Vegetables, fruits, nuts, seeds, grains, beans and legumes have, of course, long been the basis of healthy eating recommendations in the US Dietary Guidelines and in other dietary recommendations around the world. While the plant-based concept is not new to RDNs, the lingo can be confusing to consumers. Some people mistakenly consider plant-based eating on par with vegetarian or vegan diets, but flexitarian eating or a Mediterranean diet probably come closest to describing a plant-based style. Unlike vegans, for example, who eschew animal foods based on a philosophy of animal rights, people who decide to eat plant-based tend to do so for health reasons.
A new survey from the International Food Information Council (IFIC) confirms the Hartman Group’s prediction that interest in plant-based foods is growing: 28% of respondents to the IFIC survey say they are eating more protein from plant sources, 24% are eating more plant-based dairy alternatives and 17% are eating more plant-based meat alternatives compared to 2019. These increases may be tied to a health halo associated with the term plant-based: more than four in 10 consumers (43%) think that a product described as “plant-based” would be healthier than one that is not, even if it had the exact same Nutrition Facts label.

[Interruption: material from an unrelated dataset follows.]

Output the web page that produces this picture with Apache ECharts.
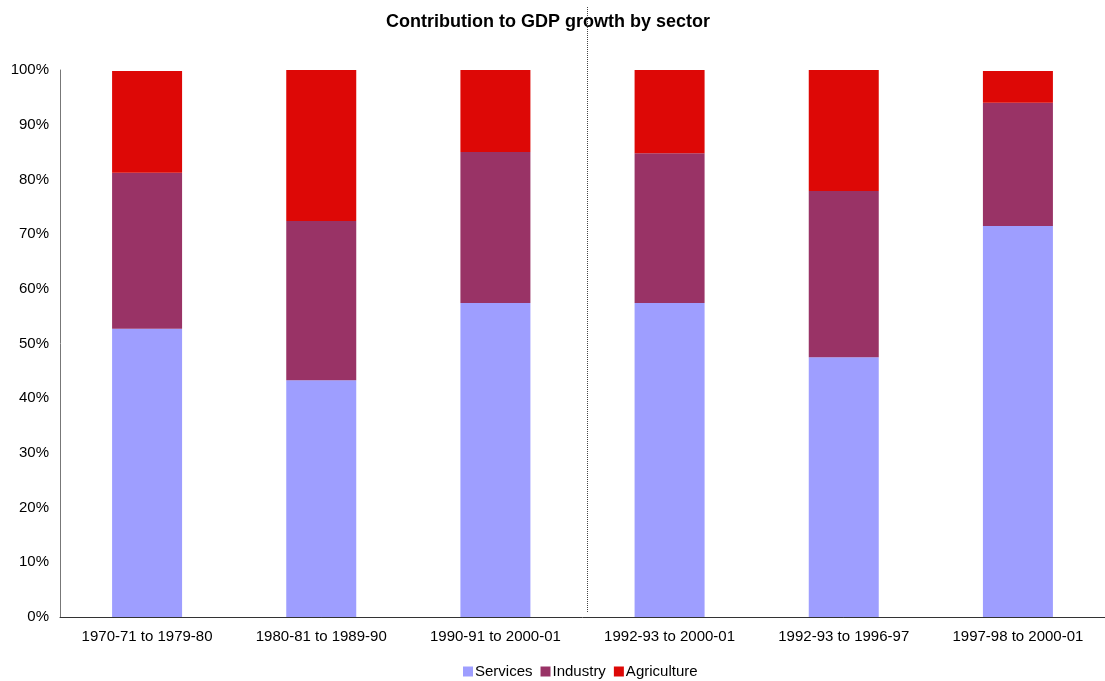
<!DOCTYPE html>
<html>
<head>
<meta charset="utf-8">
<style>
  html, body { margin: 0; padding: 0; background: #fff; }
  #chart { width: 1105px; height: 681px; }
</style>
<script src="https://cdn.jsdelivr.net/npm/echarts@6/dist/echarts.min.js"></script>
</head>
<body>
<div id="chart"></div>
<script>
// Periods shown on the category axis
const periods = ['1970-71 to 1979-80', '1980-81 to 1989-90', '1990-91 to 2000-01',
                 '1992-93 to 2000-01', '1992-93 to 1996-97', '1997-98 to 2000-01'];

// Share of GDP growth contributed by each sector (%)
const services    = [52.7, 43.3, 57.4, 57.4, 47.5, 71.5];
const industry    = [28.5, 29.1, 27.6, 27.4, 30.4, 22.5];
const agriculture = [18.6, 27.6, 15.0, 15.2, 22.1, 5.8];

const FONT = '"Liberation Sans", Arial, sans-serif';

const chart = echarts.init(document.getElementById('chart'), null, { renderer: 'canvas' });

function barSeries(name, data, color) {
  return {
    name: name,
    type: 'bar',
    stack: 'total',
    data: data,
    barWidth: 70,
    itemStyle: { color: color },
    emphasis: { disabled: true }
  };
}

chart.setOption({
  animation: false,
  backgroundColor: '#ffffff',
  title: {
    text: 'Contribution to GDP growth by sector',
    left: 381,
    top: 8,
    textStyle: { fontFamily: FONT, fontSize: 18, fontWeight: 'bold', color: '#000' }
  },
  legend: {
    bottom: -3,
    left: 458,
    itemWidth: 10,
    itemHeight: 10,
    itemGap: 8,
    icon: 'rect',
    textStyle: { fontFamily: FONT, fontSize: 15, color: '#000', padding: [0, 0, 0, -3] },
    data: ['Services', 'Industry', 'Agriculture']
  },
  grid: { left: 60, right: 0, top: 70, bottom: 64, containLabel: false },
  xAxis: {
    type: 'category',
    data: periods,
    axisTick: { show: false },
    axisLine: { lineStyle: { color: '#333', width: 1 } },
    axisLabel: { fontFamily: FONT, fontSize: 15, color: '#000', margin: 12 }
  },
  yAxis: {
    type: 'value',
    min: 0,
    max: 100,
    interval: 10,
    splitLine: { show: false },
    axisTick: { show: false },
    axisLine: { show: true, lineStyle: { color: '#777', width: 1 } },
    axisLabel: { fontFamily: FONT, fontSize: 15, color: '#000', margin: 11, formatter: '{value}%' }
  },
  series: [
    barSeries('Services', services, '#9E9EFF'),
    barSeries('Industry', industry, '#993366'),
    barSeries('Agriculture', agriculture, '#DD0806')
  ]
});

// Dotted divider just right of the midpoint between the third and fourth periods
const xa = chart.convertToPixel({ xAxisIndex: 0 }, 2);
const xb = chart.convertToPixel({ xAxisIndex: 0 }, 3);
const xDiv = Math.round((xa + xb) / 2) + 4.5;
chart.setOption({
  graphic: [{
    type: 'line',
    shape: { x1: xDiv, y1: 7, x2: xDiv, y2: 612 },
    style: { stroke: '#444', lineWidth: 1, lineDash: [1, 1] },
    silent: true,
    z: 10
  }]
});
</script>
</body>
</html>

It’s important to remind consumers that plant-based alternatives to some of their favorite foods are great options, but so are the “originals” - fresh, frozen or canned fruits and vegetables, whole grains, canned or dried beans and lentils, and naturally nutritious, shelf-stable almonds, other nuts and seeds.
Plant-based is an eating style that seems likely to staying power even as we move into our new normal, down the road.